Mortgage Modifications are Happening not with the Intended Results

by Coldwell Banker Evergreen Olympic Realty, Inc. on December 23, 2008

Federal regulators reported on Monday that many borrowers who went through a mortgage modification earlier this year still having trouble.

Mortgage modification is one of the techniques being pushed by members of Congress and some federal regulators to help stem rising foreclosures. The hope has been to offer more affordable rates to those who bought homes using adjustable rate mortgages. Those borrowers are now facing much higher interest rates than when they originally purchased.

The loan modifications are working to a degree, but the report shows that six months after modification almost 37 percent of those mortgages were 60 days or more delinquent.

This high rate of delinquency shows that the problem is more multi-facetted than regulators might have anticipated.

A straight mortgage modification might well work where the home owner purchased a home he or she could truly afford, in a market that has not rapidly declined. There are those situations out there.

There are also many circumstances where borrowers bought more than they could afford betting on appreciation that history shows we should not count on. Those people were having a tough time making payments even at the low teaser rates before the mortgages reset. In those cases, even a mortgage modification will not help.

In addition, some markets around the country have seen such significant reductions in home values. These were the markets that saw appreciation rates that were more than double the national average. They had nowhere to go but down after gains like that. Mortgage modifications there may help delay foreclosure, but many homeowners are asking why stay in a home that is now selling for 40 to 60 percent less than what they paid.

The defaults on loan modifications highlights one of the most overlooked problems with the bailout: prices on many homes in many areas simply need to come down. Any solutions that purports to address the housing crisis without facing this fact is igorning the laws of supply and demand.

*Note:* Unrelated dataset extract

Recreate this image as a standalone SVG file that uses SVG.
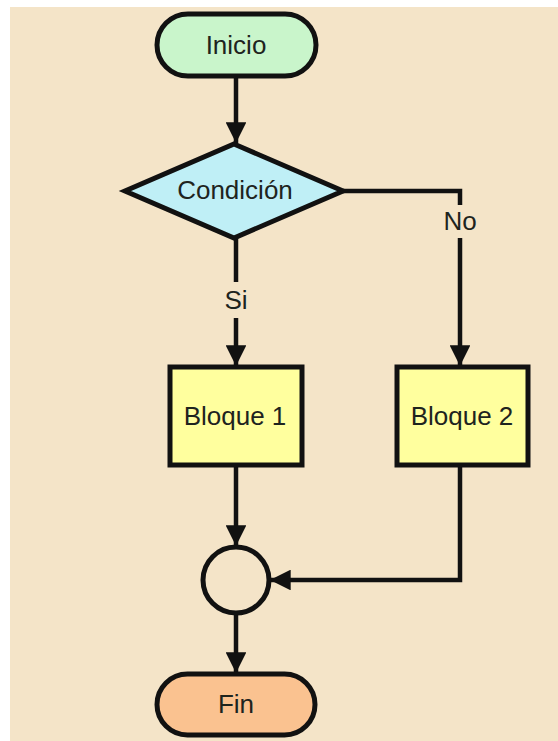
<svg xmlns="http://www.w3.org/2000/svg" width="558" height="741" viewBox="0 0 558 741">
<defs>
<style>
.n{stroke:#111;stroke-width:5}
.t{font-family:"Liberation Sans",Arial,sans-serif;font-size:26px;fill:#1e241e;text-anchor:middle;dominant-baseline:central}
.c{fill:none;stroke:#111;stroke-width:4.5}
</style>
<marker id="a" viewBox="0 0 10 10" refX="10" refY="5" markerWidth="4.6" markerHeight="4.6" markerUnits="strokeWidth" orient="auto">
<path d="M0,0L10,5L0,10z" fill="#111"/>
</marker>
</defs>
<rect width="558" height="741" fill="#fff"/>
<rect x="10" y="7" width="548" height="734" fill="#F4E4C8"/>
<g id="connectors">
<path class="c" d="M236,77V143" marker-end="url(#a)"/>
<path class="c" d="M343,191H460V205M460,238V366" marker-end="url(#a)"/>
<path class="c" d="M236,238V282M236,318V366" marker-end="url(#a)"/>
<path class="c" d="M236,466V546" marker-end="url(#a)"/>
<path class="c" d="M460,466V580H270" marker-end="url(#a)"/>
<path class="c" d="M236,613V673" marker-end="url(#a)"/>
<text class="t" x="460" y="221">No</text>
<text class="t" x="236" y="300">Si</text>
</g>
<g id="inicio">
<rect class="n" x="157" y="14" width="159" height="62" rx="31" fill="#C9F5CB"/>
<text class="t" x="236" y="45">Inicio</text>
</g>
<g id="condicion">
<polygon class="n" points="234,144 343,191 234,238 125,191" fill="#BFEFF6"/>
<text class="t" x="235" y="190">Condición</text>
</g>
<g id="bloque1">
<rect class="n" x="170" y="367" width="132" height="98" fill="#FFFF9E"/>
<text class="t" x="235" y="416">Bloque 1</text>
</g>
<g id="bloque2">
<rect class="n" x="397" y="367" width="131" height="98" fill="#FFFF9E"/>
<text class="t" x="462" y="416">Bloque 2</text>
</g>
<g id="union">
<circle class="n" cx="236" cy="580" r="33" fill="none"/>
</g>
<g id="fin">
<rect class="n" x="157" y="674" width="158" height="61" rx="30.5" fill="#FAC290"/>
<text class="t" x="236" y="704">Fin</text>
</g>
</svg>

Strangely, we do not hear regulators criticize the double digit percentage gains in prices that occurred during the boom years; yet they want to keep prices from coming down to a place where supply and demand intersect. This is happening in the face of price gains never before seen. History shows a decades long trend of steady but modest gains in home prices. Now that the free market is naturally working its way back to that trend line, regulators want to halt it progress. They clearly want to have all the benefits of a free market but none of the risks.

And even in markets where prices have have substantial reductions, the longer-term trend still shows nice, if more reasonable price gains. Given this fact, the risks are still relatively modest. See December 3, 2008 blog posting.

The reality is that individual consumers are much more powerful than regulators. They will dictate the pace of housing sales and the gathering recovery more than Washington insiders.

When consumers see value they are jumping. Well priced homes in the South Sound, for example, are selling in record times and for nearly full list price. See our blog article of October 29th. By the same token, overpriced homes are languishing on the market.

In California, sales are up 12 percent over last year mostly due to consumers reaction to price drops from 30 to 40 percent. These gains in sales are happening mostly without the aid of regulators. Instead, pricing that is appropriately addressing the supply and demand balance is the leading factor.

The good news in the Northwest and here in the South Sound continues to be that our prices did not inflate as rapidly as those other troubled areas in the country. That means we did not see as many subprime, adjustable or interest only loans. The combination of these two factors as helped our market experience a more measured return to sustainable prices. As a result, mortgage modifications may well prove to be success here. In the meantime, consumers will continue to look for value and act quickly as it presents itself.